Her song Dangerous Chamar encourages the Dalit community to unify against forces of social inequity and economic deprivation. In an oft-repeated anecdote, she told NDTV that an obnoxious conversation with a classmate motivated her to write that song. A girl asked Ginni about her caste and on hearing that she belongs to the Chamar community, she said — “Oh! I should be careful. Chamars are danger, they say.”

Ginni successfully turned that casteist slur into a badge of pride.
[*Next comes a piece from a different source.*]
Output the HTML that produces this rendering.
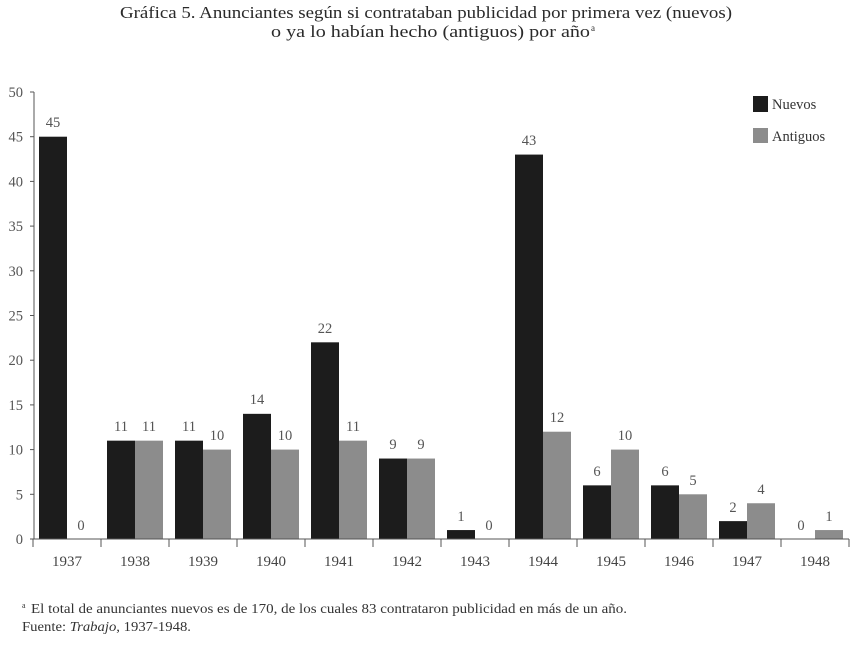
<!DOCTYPE html>
<html><head><meta charset="utf-8"><style>
html,body{margin:0;padding:0;background:#fff;}
svg{display:block;}
text{font-family:"Liberation Serif",serif;}
</style></head><body>
<svg width="853" height="645" viewBox="0 0 853 645" xmlns="http://www.w3.org/2000/svg">
<rect width="853" height="645" fill="#fff"/>
<!-- Title -->
<text x="120" y="18" font-size="16.5" fill="#2a2a2a" textLength="612" lengthAdjust="spacingAndGlyphs">Gráfica 5. Anunciantes según si contrataban publicidad por primera vez (nuevos)</text>
<text x="271" y="37" font-size="16.5" fill="#2a2a2a" textLength="319" lengthAdjust="spacingAndGlyphs">o ya lo habían hecho (antiguos) por año</text>
<text x="591" y="31" font-size="9" fill="#2a2a2a">a</text>

<!-- Y axis -->
<g stroke="#555" stroke-width="1">
<line x1="34" y1="92" x2="34" y2="539"/>
<line x1="30" y1="92" x2="34" y2="92"/>
<line x1="30" y1="136.7" x2="34" y2="136.7"/>
<line x1="30" y1="181.4" x2="34" y2="181.4"/>
<line x1="30" y1="226.1" x2="34" y2="226.1"/>
<line x1="30" y1="270.8" x2="34" y2="270.8"/>
<line x1="30" y1="315.5" x2="34" y2="315.5"/>
<line x1="30" y1="360.2" x2="34" y2="360.2"/>
<line x1="30" y1="404.9" x2="34" y2="404.9"/>
<line x1="30" y1="449.6" x2="34" y2="449.6"/>
<line x1="30" y1="494.3" x2="34" y2="494.3"/>
<line x1="30" y1="539" x2="34" y2="539"/>
</g>
<g font-size="14.5" fill="#555" text-anchor="end">
<text x="23" y="97">50</text>
<text x="23" y="141.7">45</text>
<text x="23" y="186.4">40</text>
<text x="23" y="231.1">35</text>
<text x="23" y="275.8">30</text>
<text x="23" y="320.5">25</text>
<text x="23" y="365.2">20</text>
<text x="23" y="409.9">15</text>
<text x="23" y="454.6">10</text>
<text x="23" y="499.3">5</text>
<text x="23" y="544">0</text>
</g>

<!-- Bars: Nuevos -->
<g fill="#1c1c1c">
<rect x="39" y="136.7" width="28" height="402.3"/>
<rect x="107" y="440.66" width="28" height="98.34"/>
<rect x="175" y="440.66" width="28" height="98.34"/>
<rect x="243" y="413.84" width="28" height="125.16"/>
<rect x="311" y="342.32" width="28" height="196.68"/>
<rect x="379" y="458.54" width="28" height="80.46"/>
<rect x="447" y="530.06" width="28" height="8.94"/>
<rect x="515" y="154.58" width="28" height="384.42"/>
<rect x="583" y="485.36" width="28" height="53.64"/>
<rect x="651" y="485.36" width="28" height="53.64"/>
<rect x="719" y="521.12" width="28" height="17.88"/>
</g>
<!-- Bars: Antiguos -->
<g fill="#8c8c8c">
<rect x="135" y="440.66" width="28" height="98.34"/>
<rect x="203" y="449.6" width="28" height="89.4"/>
<rect x="271" y="449.6" width="28" height="89.4"/>
<rect x="339" y="440.66" width="28" height="98.34"/>
<rect x="407" y="458.54" width="28" height="80.46"/>
<rect x="543" y="431.72" width="28" height="107.28"/>
<rect x="611" y="449.6" width="28" height="89.4"/>
<rect x="679" y="494.3" width="28" height="44.7"/>
<rect x="747" y="503.24" width="28" height="35.76"/>
<rect x="815" y="530.06" width="28" height="8.94"/>
</g>

<!-- Value labels -->
<g font-size="14.5" fill="#555" text-anchor="middle">
<text x="53" y="127">45</text><text x="81" y="530">0</text>
<text x="121" y="431">11</text><text x="149" y="431">11</text>
<text x="189" y="431">11</text><text x="217" y="440">10</text>
<text x="257" y="404">14</text><text x="285" y="440">10</text>
<text x="325" y="333">22</text><text x="353" y="431">11</text>
<text x="393" y="449">9</text><text x="421" y="449">9</text>
<text x="461" y="521">1</text><text x="489" y="530">0</text>
<text x="529" y="145">43</text><text x="557" y="422">12</text>
<text x="597" y="476">6</text><text x="625" y="440">10</text>
<text x="665" y="476">6</text><text x="693" y="485">5</text>
<text x="733" y="512">2</text><text x="761" y="494">4</text>
<text x="801" y="530">0</text><text x="829" y="521">1</text>
</g>

<!-- X axis -->
<g stroke="#555" stroke-width="1">
<line x1="33" y1="539" x2="849" y2="539"/>
<line x1="33" y1="539" x2="33" y2="547"/>
<line x1="101" y1="539" x2="101" y2="547"/>
<line x1="169" y1="539" x2="169" y2="547"/>
<line x1="237" y1="539" x2="237" y2="547"/>
<line x1="305" y1="539" x2="305" y2="547"/>
<line x1="373" y1="539" x2="373" y2="547"/>
<line x1="441" y1="539" x2="441" y2="547"/>
<line x1="509" y1="539" x2="509" y2="547"/>
<line x1="577" y1="539" x2="577" y2="547"/>
<line x1="645" y1="539" x2="645" y2="547"/>
<line x1="713" y1="539" x2="713" y2="547"/>
<line x1="781" y1="539" x2="781" y2="547"/>
<line x1="849" y1="539" x2="849" y2="547"/>
</g>
<g font-size="15" fill="#444" text-anchor="middle">
<text x="67" y="566">1937</text>
<text x="135" y="566">1938</text>
<text x="203" y="566">1939</text>
<text x="271" y="566">1940</text>
<text x="339" y="566">1941</text>
<text x="407" y="566">1942</text>
<text x="475" y="566">1943</text>
<text x="543" y="566">1944</text>
<text x="611" y="566">1945</text>
<text x="679" y="566">1946</text>
<text x="747" y="566">1947</text>
<text x="815" y="566">1948</text>
</g>

<!-- Legend -->
<rect x="753" y="96" width="15" height="16" fill="#1c1c1c"/>
<text x="772" y="109" font-size="14.5" fill="#333">Nuevos</text>
<rect x="753" y="128" width="15" height="15" fill="#8c8c8c"/>
<text x="772" y="141" font-size="14.5" fill="#333">Antiguos</text>

<!-- Footnote -->
<text x="22" y="608" font-size="8" fill="#333">a</text>
<text x="31" y="613" font-size="13.5" fill="#333" textLength="596" lengthAdjust="spacingAndGlyphs">El total de anunciantes nuevos es de 170, de los cuales 83 contrataron publicidad en más de un año.</text>
<text x="22" y="631" font-size="13.5" fill="#333" textLength="169" lengthAdjust="spacingAndGlyphs">Fuente: <tspan font-style="italic">Trabajo</tspan>, 1937-1948.</text>
</svg>
</body></html>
One of the lines in the song goes, “Kurbani deno darrde nahin, rehnde hai tayyar, haige asle to wadd Danger Chamar (the one who is not scared to sacrifice, the one who is the real thing is Chamar).”

Her unabashed way of owning words and changing their definition to fit her ideology is remarkable. She asserts that the word Chamar can be broken into three parts — chamda translates to skin or hide, maans translates flesh or meat and rakht translates to blood. These three components form a living organism and she is of the firm belief that the rest of the community should accept the Chamar tag without feeling humiliated.

It goes without saying that Dr. Ambedkar features in her videos as the patron to whom her songs are dedicated. Haq and Fan Baba Sahib Di are two such remarkably popular numbers. “Main thi Babasaheb di, jine likheya si samvidhaan (I am the daughter of Babasaheb, who wrote the Constitution),” is a line from Fan Baba Sahib Di.

The song further goes on to describe him as the emancipator of the downtrodden.

“When I sang Mein fan huun Baba Sahib di, in praise of B.R. Ambedkar, it was not to cash in on the popularity of the man who enjoys immense respect in our community, but because he talked about human values,” she told India Today.

Chamar pop and Ambedkar folk are popular music sub-genres among the Dalits in Punjab, and Ginni is the latest addition to those groups of singers. One of the most amusing aspects of her music is that apart from being heavily influenced by Punjabi folk music, it also has traces of trap music and a healthy dose of EDM.

But caste-based discrimination is not the only social evil that she croons against. She also addresses the issue of female foeticide in her song, Ki Hoya Je Main Dhee Hain. Ginni now wants to first finish college and pursue a PhD. She is keen on following Ambedkar’s eternal message of using education to mobilise and empower.